À la recherche d’un fil d’Ariane

Le rendez-vous était fixé au 3700 rue Berri, ancien Institut des sourdes-muettes des Soeurs de la Providence. La chorégraphe Aurélie Pedron et ses 12 danseuses invitaient le spectateur à trouver son propre fil directeur dans le dédale onirique de La Loba. Douze microperformances aux scénographies remarquables réparties entre le rez-de-chaussée et le troisième étage de ce lieu austère, sinon clérical, aux murs chargés de mémoire.
De l’obscurité à l’illumination graduelle, on nous permet de saisir des instantanés d’un tableau vivant à un autre, pour finir par revenir sur nos pas au gré de nos affinités.
La Loba est une profusion de sensations et d’impressions, évoquant des images enfuies dans la mémoire collective. Du solo de Karina Champoux en Mélusine, femme-serpent à la peau qui mue, aux murmures et déglutitions de Karina Iraola rappelant, sans nous brusquer, l’ambiance des films d’horreur dans un garde-manger. Créature tapie dans la pénombre, à la lueur d’un faisceau rouge, ses mains s’offrent peu à peu à notre regard (claustrophobes s’abstenir !).

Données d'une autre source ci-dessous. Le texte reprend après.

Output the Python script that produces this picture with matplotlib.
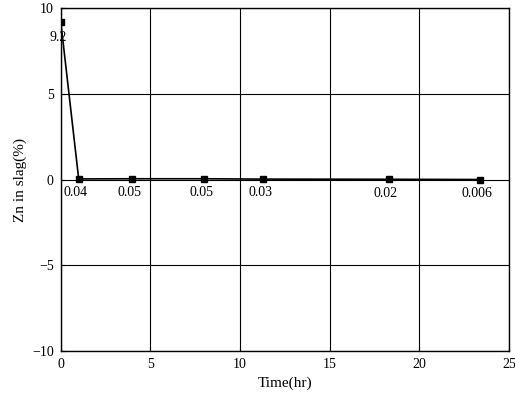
import matplotlib
matplotlib.use("Agg")
import matplotlib.pyplot as plt

# Zn content in slag over time
time_hr = [0, 1, 4, 8, 11.3, 18.3, 23.4]
zn_slag = [9.2, 0.04, 0.05, 0.05, 0.03, 0.02, 0.006]
point_labels = ["9.2", "0.04", "0.05", "0.05", "0.03", "0.02", "0.006"]

plt.rcParams['font.family'] = ['Liberation Serif', 'DejaVu Serif']

fig = plt.figure(figsize=(5.15, 4.05), dpi=100)
ax = fig.add_axes([0.118, 0.133, 0.870, 0.847])

ax.plot(time_hr, zn_slag, color='black', linewidth=1.2,
        marker='s', markersize=4.5, markerfacecolor='black')

for i, (x, y, lab) in enumerate(zip(time_hr, zn_slag, point_labels)):
    if i == 0:
        ax.annotate(lab, (x, y), xytext=(-2, -11), textcoords='offset points',
                    ha='center', va='center', fontsize=10)
    else:
        ax.annotate(lab, (x, y), xytext=(-2, -10), textcoords='offset points',
                    ha='center', va='center', fontsize=10)

ax.set_xlim(0, 25)
ax.set_ylim(-10, 10)
ax.set_xticks([0, 5, 10, 15, 20, 25])
ax.set_yticks([-10, -5, 0, 5, 10])
ax.grid(True, color='black', linewidth=0.8)
ax.tick_params(direction='in', length=3, labelsize=10, pad=5)
for s in ax.spines.values():
    s.set_linewidth(1.0)

ax.set_xlabel('Time(hr)', fontsize=11)
ax.set_ylabel('Zn in slag(%)', fontsize=11)

fig.savefig('out.png', dpi=100)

D’une cécité à une autre, le duo aveugle d’Anne Thériault et Audrée Juteau évolue aux côtés d’une peau de loup suspendue, qu’on retrouvera sur le dos de la performeuse et voisine de chambre, Rachel Harris. Bien que dispersés aux quatre coins de l’édifice, des symboles se répercutent de scène en scène, nous amenant à tisser notre propre épopée évolutive.
En miroir, les solos d’Ariane Boulet et de Lucie Vigneault, l’une plongée dans une baignoire rectangulaire tête sous l’eau respirant par un tube, l’autre prisonnière d’un cube de tissus vaporeux, jouent sur les substances et les variations autour du même thème de la séquestration.

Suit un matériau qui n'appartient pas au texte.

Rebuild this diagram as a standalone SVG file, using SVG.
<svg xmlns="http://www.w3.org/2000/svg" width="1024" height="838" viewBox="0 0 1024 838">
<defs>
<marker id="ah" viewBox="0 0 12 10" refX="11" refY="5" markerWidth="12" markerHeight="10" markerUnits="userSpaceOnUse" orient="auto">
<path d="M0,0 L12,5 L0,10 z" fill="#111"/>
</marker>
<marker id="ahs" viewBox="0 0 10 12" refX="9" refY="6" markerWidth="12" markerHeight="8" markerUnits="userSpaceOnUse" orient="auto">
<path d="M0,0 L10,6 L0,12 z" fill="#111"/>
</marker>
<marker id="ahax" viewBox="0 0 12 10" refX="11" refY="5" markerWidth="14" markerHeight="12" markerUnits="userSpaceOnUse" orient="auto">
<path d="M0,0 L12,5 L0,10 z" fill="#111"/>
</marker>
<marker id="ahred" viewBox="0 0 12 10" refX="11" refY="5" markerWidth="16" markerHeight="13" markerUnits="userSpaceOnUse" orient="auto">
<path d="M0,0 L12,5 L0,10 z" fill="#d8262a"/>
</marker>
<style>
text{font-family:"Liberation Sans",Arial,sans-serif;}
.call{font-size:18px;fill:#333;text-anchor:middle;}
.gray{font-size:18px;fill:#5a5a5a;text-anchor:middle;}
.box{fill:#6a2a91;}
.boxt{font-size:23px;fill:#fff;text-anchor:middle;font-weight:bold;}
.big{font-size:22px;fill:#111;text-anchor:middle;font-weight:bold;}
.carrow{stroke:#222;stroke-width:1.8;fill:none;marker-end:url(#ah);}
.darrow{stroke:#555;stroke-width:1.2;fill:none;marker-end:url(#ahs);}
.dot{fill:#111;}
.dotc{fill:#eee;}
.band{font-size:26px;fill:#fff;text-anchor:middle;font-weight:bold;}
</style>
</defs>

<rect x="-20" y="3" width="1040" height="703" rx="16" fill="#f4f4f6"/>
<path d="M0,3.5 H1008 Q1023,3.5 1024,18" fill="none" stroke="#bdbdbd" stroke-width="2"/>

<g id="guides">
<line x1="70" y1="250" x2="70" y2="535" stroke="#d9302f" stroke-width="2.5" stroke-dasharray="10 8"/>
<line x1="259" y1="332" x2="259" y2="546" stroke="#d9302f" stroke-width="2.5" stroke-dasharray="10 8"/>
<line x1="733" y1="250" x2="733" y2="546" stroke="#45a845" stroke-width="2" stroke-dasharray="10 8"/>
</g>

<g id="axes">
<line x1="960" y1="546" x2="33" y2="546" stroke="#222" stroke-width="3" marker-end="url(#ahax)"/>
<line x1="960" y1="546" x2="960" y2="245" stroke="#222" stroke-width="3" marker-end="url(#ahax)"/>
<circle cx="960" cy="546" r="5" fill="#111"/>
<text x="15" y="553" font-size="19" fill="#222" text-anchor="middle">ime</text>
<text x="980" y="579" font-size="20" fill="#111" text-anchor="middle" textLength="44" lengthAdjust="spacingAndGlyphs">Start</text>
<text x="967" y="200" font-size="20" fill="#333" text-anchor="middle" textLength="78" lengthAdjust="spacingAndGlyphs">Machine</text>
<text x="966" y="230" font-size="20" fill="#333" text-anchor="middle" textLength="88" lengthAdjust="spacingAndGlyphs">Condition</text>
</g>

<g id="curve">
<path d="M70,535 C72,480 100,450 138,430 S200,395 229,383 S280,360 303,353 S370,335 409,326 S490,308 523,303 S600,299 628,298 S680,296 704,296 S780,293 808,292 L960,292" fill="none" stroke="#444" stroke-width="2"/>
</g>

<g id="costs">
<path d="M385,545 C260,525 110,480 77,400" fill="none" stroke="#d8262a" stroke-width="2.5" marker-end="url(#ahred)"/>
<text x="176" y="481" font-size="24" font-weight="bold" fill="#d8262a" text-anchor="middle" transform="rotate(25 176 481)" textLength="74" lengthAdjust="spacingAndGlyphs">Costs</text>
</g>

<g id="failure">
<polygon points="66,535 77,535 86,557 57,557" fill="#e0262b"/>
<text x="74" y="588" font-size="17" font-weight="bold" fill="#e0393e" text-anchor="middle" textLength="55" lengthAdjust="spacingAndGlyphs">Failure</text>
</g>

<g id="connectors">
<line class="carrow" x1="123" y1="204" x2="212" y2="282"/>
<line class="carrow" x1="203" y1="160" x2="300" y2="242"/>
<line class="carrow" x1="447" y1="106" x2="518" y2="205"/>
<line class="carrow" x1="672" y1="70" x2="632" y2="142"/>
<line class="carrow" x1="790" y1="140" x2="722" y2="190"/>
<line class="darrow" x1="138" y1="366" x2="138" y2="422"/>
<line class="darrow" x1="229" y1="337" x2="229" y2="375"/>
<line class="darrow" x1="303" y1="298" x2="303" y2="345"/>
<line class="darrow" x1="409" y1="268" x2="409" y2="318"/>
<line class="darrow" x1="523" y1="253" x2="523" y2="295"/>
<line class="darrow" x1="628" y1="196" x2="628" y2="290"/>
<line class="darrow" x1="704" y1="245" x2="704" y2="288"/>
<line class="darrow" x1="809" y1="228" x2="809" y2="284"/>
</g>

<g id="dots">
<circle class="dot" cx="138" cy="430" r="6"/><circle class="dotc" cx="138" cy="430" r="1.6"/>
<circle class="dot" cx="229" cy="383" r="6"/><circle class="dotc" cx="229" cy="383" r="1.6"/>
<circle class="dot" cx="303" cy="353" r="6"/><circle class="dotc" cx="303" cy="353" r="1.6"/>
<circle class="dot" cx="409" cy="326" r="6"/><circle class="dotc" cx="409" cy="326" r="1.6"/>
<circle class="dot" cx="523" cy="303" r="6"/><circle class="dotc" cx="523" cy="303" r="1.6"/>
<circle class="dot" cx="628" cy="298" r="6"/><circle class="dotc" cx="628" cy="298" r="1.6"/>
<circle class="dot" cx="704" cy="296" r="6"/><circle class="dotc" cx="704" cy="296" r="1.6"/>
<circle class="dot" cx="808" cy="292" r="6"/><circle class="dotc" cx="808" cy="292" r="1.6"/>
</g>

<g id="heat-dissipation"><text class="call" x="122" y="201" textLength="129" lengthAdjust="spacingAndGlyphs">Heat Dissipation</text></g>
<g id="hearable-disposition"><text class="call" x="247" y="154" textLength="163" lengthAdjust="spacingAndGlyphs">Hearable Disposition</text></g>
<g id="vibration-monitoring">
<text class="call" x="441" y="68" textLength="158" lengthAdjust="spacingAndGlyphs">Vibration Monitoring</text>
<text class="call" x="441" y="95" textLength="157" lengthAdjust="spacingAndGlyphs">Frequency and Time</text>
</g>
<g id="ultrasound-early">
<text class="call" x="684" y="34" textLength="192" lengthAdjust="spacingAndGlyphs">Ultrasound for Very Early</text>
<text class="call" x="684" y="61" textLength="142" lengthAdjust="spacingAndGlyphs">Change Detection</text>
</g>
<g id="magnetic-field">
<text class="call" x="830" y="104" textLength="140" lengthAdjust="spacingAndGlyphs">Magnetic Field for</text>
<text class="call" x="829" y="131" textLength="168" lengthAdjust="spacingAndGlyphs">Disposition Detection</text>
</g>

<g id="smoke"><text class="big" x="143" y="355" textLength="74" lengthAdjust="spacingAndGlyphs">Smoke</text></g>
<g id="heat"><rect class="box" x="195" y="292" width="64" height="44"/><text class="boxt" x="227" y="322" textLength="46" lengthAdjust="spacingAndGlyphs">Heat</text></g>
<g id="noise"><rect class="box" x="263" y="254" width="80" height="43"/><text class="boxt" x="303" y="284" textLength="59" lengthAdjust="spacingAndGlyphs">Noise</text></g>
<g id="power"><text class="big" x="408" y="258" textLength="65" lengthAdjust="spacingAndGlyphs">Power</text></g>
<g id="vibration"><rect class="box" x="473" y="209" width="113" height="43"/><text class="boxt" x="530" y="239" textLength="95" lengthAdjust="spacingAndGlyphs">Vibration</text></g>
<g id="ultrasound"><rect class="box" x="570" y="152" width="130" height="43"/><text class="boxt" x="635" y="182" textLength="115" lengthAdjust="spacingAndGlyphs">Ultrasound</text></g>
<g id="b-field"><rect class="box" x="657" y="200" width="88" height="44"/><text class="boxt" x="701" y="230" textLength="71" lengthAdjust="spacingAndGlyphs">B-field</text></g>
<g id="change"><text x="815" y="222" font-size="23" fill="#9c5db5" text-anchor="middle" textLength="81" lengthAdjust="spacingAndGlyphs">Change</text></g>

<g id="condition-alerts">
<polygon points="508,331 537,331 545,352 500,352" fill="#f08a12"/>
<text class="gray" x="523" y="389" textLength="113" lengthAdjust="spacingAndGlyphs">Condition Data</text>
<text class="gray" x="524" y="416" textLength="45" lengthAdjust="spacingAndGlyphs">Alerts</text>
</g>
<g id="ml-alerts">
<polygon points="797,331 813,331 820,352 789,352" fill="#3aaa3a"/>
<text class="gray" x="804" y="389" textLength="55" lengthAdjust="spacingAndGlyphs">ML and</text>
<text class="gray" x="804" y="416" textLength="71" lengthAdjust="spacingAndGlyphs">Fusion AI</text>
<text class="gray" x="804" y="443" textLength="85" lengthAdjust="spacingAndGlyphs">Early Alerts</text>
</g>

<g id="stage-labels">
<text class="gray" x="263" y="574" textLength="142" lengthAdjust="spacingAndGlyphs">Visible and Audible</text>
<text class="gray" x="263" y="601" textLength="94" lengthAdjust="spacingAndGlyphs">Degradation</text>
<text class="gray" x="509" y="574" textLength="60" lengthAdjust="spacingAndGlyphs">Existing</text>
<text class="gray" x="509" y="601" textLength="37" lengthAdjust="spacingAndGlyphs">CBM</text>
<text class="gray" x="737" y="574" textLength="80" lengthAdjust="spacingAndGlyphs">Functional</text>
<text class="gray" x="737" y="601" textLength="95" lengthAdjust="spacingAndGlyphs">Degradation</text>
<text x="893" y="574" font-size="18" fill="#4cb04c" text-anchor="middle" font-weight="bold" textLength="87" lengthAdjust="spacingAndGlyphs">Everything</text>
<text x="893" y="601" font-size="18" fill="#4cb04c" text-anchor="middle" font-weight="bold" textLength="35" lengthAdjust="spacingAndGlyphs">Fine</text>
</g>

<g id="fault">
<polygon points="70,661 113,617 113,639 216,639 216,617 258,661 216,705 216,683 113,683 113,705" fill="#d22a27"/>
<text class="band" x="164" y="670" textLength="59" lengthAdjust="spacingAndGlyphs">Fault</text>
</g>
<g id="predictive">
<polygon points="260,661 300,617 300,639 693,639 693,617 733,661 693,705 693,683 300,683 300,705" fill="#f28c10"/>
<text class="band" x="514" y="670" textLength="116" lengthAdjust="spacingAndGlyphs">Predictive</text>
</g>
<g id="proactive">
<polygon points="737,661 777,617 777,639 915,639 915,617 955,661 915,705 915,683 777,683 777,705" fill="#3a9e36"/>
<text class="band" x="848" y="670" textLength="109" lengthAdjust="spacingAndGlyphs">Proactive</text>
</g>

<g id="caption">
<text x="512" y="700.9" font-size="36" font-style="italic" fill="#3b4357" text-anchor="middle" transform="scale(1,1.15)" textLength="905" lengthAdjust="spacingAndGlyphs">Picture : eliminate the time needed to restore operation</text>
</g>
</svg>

Emmurés entre transe et torpeur
Le résonnement des objets scéniques — blocs de glace, échelles, enseignes métalliques et luminaires — agrémente l’ambiance sonore signée Michel F. Côté. Écoulements, grincements, tintements, micros et amplificateurs au sol crachant ici et là des larsens, appuient le côté lynchesque des différentes propositions. Le goutte-à-goutte constant dans des écuelles, bassines et seaux deviendrait presque un instrument de mesure, une métaphore du temps de la représentation devenant palpable, s’écoulant et fuyant entre les murs.

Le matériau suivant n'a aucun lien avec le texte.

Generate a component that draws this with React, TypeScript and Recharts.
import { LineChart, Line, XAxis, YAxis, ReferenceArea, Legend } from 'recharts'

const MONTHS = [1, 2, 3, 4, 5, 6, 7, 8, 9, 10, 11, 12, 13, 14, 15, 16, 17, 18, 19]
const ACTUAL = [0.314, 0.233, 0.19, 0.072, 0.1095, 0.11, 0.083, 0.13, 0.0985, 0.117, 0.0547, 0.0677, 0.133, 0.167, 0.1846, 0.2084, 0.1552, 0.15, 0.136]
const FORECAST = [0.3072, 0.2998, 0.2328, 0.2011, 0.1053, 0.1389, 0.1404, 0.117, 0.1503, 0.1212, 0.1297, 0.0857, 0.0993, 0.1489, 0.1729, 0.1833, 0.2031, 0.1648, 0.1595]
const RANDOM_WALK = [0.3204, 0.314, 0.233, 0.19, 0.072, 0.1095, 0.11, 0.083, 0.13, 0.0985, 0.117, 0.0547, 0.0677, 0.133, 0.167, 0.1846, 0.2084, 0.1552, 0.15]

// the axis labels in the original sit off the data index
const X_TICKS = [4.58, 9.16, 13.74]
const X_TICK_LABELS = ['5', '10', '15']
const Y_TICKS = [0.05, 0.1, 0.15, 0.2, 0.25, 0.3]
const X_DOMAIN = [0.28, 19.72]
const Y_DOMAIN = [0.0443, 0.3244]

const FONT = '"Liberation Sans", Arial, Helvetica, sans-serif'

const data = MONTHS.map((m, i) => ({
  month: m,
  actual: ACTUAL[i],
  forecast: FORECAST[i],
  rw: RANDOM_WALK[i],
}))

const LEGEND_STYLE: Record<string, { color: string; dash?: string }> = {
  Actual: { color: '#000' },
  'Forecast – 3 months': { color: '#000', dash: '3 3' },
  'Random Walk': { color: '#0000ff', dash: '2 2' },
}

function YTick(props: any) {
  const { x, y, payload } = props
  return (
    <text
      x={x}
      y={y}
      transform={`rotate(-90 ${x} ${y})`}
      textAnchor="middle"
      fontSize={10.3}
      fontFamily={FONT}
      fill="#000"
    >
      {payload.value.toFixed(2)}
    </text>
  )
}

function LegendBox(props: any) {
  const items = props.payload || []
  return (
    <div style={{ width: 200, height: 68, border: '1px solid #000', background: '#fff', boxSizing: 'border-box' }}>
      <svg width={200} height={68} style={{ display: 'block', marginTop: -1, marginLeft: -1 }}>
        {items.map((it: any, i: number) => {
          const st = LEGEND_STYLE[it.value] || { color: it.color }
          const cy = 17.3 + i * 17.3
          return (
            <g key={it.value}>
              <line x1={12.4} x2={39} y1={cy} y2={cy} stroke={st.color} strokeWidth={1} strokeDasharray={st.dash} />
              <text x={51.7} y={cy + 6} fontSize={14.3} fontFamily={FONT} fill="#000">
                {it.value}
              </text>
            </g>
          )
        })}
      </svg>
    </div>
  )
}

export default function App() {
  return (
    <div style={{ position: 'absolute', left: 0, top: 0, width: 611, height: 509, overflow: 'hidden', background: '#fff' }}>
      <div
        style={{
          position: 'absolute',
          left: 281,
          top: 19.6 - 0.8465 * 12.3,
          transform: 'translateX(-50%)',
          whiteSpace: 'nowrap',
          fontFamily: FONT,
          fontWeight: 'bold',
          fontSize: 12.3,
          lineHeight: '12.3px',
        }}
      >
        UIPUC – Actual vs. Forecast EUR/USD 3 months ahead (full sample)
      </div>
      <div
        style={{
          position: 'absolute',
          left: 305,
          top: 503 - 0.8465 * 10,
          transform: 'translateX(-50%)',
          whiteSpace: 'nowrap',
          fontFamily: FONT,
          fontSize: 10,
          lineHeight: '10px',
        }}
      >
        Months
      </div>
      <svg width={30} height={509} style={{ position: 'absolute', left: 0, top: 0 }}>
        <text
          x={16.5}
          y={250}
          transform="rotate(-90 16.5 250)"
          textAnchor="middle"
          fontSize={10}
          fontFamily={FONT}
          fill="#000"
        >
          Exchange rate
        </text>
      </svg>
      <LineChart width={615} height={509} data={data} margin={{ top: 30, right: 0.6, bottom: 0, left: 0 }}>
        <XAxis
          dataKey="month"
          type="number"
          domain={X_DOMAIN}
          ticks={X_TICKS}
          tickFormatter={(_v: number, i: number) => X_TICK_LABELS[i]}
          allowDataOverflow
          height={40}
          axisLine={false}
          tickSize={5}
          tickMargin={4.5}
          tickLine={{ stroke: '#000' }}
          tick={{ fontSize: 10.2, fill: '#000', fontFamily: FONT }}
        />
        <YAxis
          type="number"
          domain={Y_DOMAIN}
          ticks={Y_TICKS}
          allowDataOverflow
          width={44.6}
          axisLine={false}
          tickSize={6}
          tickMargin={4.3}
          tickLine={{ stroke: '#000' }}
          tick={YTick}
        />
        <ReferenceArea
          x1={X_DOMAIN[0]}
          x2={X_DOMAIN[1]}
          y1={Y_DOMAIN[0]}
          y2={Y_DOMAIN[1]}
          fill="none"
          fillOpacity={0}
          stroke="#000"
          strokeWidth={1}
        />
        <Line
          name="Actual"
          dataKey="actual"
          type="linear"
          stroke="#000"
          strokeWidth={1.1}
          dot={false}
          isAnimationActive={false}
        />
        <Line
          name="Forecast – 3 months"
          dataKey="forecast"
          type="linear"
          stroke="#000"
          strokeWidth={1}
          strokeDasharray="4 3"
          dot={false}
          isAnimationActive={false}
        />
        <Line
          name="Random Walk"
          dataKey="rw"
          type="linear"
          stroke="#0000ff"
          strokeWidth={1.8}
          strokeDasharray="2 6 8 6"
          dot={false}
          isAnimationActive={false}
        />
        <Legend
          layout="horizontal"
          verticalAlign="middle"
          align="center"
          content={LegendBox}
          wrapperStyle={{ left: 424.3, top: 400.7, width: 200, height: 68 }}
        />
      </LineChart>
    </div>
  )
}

De toutes ses performances se dégagent une torpeur, un saisissement, une surprise, chaque mouvement si minimal soit-il, chargé d’une intentionnalité. Le solo de Catherine Tardif, vêtements déchirés, enfouissant ses bras dans un monticule de terre sur une vitre lumineuse, nous fait franchir un pas dans une émouvante lugubrité.
De ce parcours, on déplorera l’impossibilité d’explorer toutes les chambres lors de la première ce mardi, les performances « un à un » réservées aux quelques chanceux qui auront pu s’inscrire sur une liste. L’attente devant certaines salles nous fait quelque peu sortir d’une toile narrative intime que l’on peut tisser entre les différents tableaux. Pour autant, à la sortie de ces chambres de bois, les saynètes continueront à résonner dans le long couloir sinueux de nos mémoires.